斯彦年怔了怔。他跟濮长安自幼一个大院中长大,后来工作了也并不避讳两人的渊缘,这于外界看来,自是将他与濮长安划归一个阵营里,故而与裴炯的父亲,也算是老对头。不过暗地里较劲是一回事,面子工程还是要做的,何况裴炯一个晚辈、又不从政,他实在犯不上跟人孩子摆脸子。如是斯彦年一怔之后很快呵呵笑起来,“这不是老裴家的小裴么!”
裴炯上前几步望着斯彦年,很谦逊地又叫了一声“斯叔叔”,尔后问,“斯叔叔跟濮书记这是过来工作么?”
斯彦年摆摆手,看似随意语气有极难察觉的刻意,“我跟濮书记等下要去省里开个会,大概早上走得急,刚刚在路上,濮书记突然有点不舒服,就临时决定到这儿来喝口热茶、缓一缓。”
裴炯哦了声,很关切地转而望向濮长安,“濮书记现在觉得怎么样?要不要去医院?”
从两方人站定开始寒暄起,沈一一始终没有去看濮长安,这会儿她更跟找钱似的盯牢地面,只竖起耳朵听,听濮长安温和疏淡地答了句,“已无妨。
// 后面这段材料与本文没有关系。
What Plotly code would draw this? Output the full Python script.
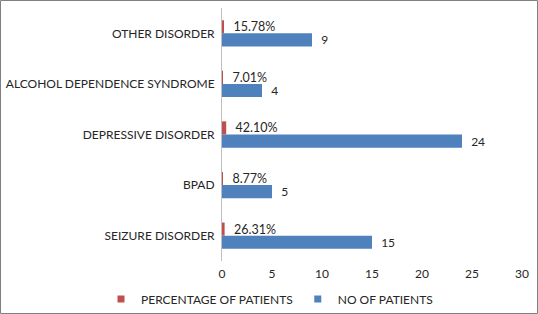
import plotly.graph_objects as go

categories = ["SEIZURE DISORDER", "BPAD", "DEPRESSIVE DISORDER",
              "ALCOHOL DEPENDENCE SYNDROME", "OTHER DISORDER"]
no_of_patients = [15, 5, 24, 4, 9]
percentage_of_patients = [0.2631, 0.0877, 0.4210, 0.0701, 0.1578]
percentage_labels = ["26.31%", "8.77%", "42.10%", "7.01%", "15.78%"]
x_ticks = [0, 5, 10, 15, 20, 25, 30]

FONT = "Lato, 'Open Sans', sans-serif"
TXT = "#262626"
BLUE = "#4F81BD"
RED = "#C0504D"
pad = "\u00a0\u00a0"

fig = go.Figure()
fig.add_trace(go.Bar(
    y=categories, x=no_of_patients, orientation="h", name="NO OF PATIENTS",
    marker=dict(color=BLUE, line=dict(width=0)), showlegend=False,
    text=[pad + str(v) for v in no_of_patients], textposition="outside",
    constraintext="none",
    textfont=dict(family=FONT, size=12, color=TXT), cliponaxis=False,
))
fig.add_trace(go.Bar(
    y=categories, x=percentage_of_patients, orientation="h", name="PERCENTAGE OF PATIENTS",
    marker=dict(color=RED, line=dict(width=0)), showlegend=False,
    text=[pad + s for s in percentage_labels], textposition="outside",
    constraintext="none",
    textfont=dict(family=FONT, size=12.5, color=TXT), cliponaxis=False,
))
# legend-only entries (small square swatches like the reference)
fig.add_trace(go.Scatter(x=[None], y=[None], mode="markers", name="PERCENTAGE OF PATIENTS",
                         marker=dict(symbol="square", size=7, color=RED)))
fig.add_trace(go.Scatter(x=[None], y=[None], mode="markers", name="NO OF PATIENTS",
                         marker=dict(symbol="square", size=7, color=BLUE)))

W, H = 538, 314
ml, mr, mt, mb = 222, 16, 8, 53
pw, ph = W - ml - mr, H - mt - mb

fig.update_layout(
    width=W, height=H,
    margin=dict(l=ml, r=mr, t=mt, b=mb, pad=0, autoexpand=False),
    paper_bgcolor="white", plot_bgcolor="white",
    barmode="group", bargap=0.48, bargroupgap=0,
    font=dict(family=FONT, size=12, color=TXT),
    xaxis=dict(range=[0, 30], tickvals=x_ticks, showgrid=False, zeroline=False,
               showline=False, ticks="outside", ticklen=2, tickcolor="rgba(0,0,0,0)",
               tickfont=dict(family=FONT, size=12, color=TXT), fixedrange=True,
               automargin=False),
    yaxis=dict(showgrid=False, zeroline=False, showline=True, linecolor="#BFBFBF",
               linewidth=1, ticks="outside", ticklen=4, tickcolor="rgba(0,0,0,0)",
               tickfont=dict(family=FONT, size=12, color=TXT), fixedrange=True,
               automargin=False),
    legend=dict(orientation="h", x=(101 - ml) / pw, xanchor="left",
                y=(H - mb - 299) / ph, yanchor="middle",
                traceorder="normal", font=dict(family=FONT, size=12, color=TXT),
                itemwidth=30, bgcolor="rgba(0,0,0,0)"),
    showlegend=True,
    shapes=[dict(type="rect", xref="paper", yref="paper",
                 x0=(0.5 - ml) / pw, x1=(W - 0.5 - ml) / pw,
                 y0=(H - mb - (H - 0.5)) / ph, y1=(H - mb - 0.5) / ph,
                 line=dict(color="#808080", width=1), fillcolor="rgba(0,0,0,0)",
                 layer="below")],
)

fig.write_html("out.html", config={"displayModeBar": False},
               post_script="document.body.style.margin='0';document.body.style.padding='0';")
”
裴炯便也不多言,抬手指一指沈一一,对斯彦年微笑道,“我跟老同学过来有点事,斯叔叔你们忙,我们就不打扰了。”他语气很寻常,笑容也恭谨,给人感觉就是一个晚辈偶遇到长辈,出于礼貌上前问个好,问完即告退。
斯彦年点点头,对身旁相送的几名法官道,“我跟濮书记这就去省里开会了,你们也别再送了。待会儿不是要开庭么?别影响了工作。”言罢他眉头略蹙扫了扫稍远一点的记者们,“老许啊……”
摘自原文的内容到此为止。